**AIM:** Go through the lines below. Copy those with "seaborn".

**GIVEN MATERIAL:**

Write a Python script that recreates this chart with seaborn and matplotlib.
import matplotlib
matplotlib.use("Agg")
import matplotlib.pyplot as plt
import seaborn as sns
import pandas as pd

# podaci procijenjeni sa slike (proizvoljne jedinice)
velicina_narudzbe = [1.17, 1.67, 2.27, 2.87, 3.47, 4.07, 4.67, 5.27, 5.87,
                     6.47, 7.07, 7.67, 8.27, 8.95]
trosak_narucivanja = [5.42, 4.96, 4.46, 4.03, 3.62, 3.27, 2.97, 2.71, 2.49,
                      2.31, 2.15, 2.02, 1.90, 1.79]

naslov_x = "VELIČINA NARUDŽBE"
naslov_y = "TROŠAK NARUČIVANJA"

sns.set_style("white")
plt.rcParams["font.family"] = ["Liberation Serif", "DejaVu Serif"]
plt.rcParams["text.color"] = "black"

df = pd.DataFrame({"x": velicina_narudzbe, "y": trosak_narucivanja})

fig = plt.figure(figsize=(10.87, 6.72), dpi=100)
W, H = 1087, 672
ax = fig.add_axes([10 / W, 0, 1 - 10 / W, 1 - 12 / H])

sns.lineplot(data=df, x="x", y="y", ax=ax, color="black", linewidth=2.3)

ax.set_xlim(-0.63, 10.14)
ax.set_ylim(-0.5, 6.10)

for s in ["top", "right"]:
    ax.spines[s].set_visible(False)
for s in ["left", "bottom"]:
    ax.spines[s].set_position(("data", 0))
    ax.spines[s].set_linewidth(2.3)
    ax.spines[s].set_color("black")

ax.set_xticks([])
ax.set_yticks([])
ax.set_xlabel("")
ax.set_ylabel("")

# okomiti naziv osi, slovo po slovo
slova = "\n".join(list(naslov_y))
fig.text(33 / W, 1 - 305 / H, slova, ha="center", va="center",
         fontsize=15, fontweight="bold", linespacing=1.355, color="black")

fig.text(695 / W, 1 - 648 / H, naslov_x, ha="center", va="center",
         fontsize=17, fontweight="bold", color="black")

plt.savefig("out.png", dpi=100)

**RESPONSE TO THIS EXERCISE:**
Write a Python script that recreates this chart with seaborn and matplotlib.
import seaborn as sns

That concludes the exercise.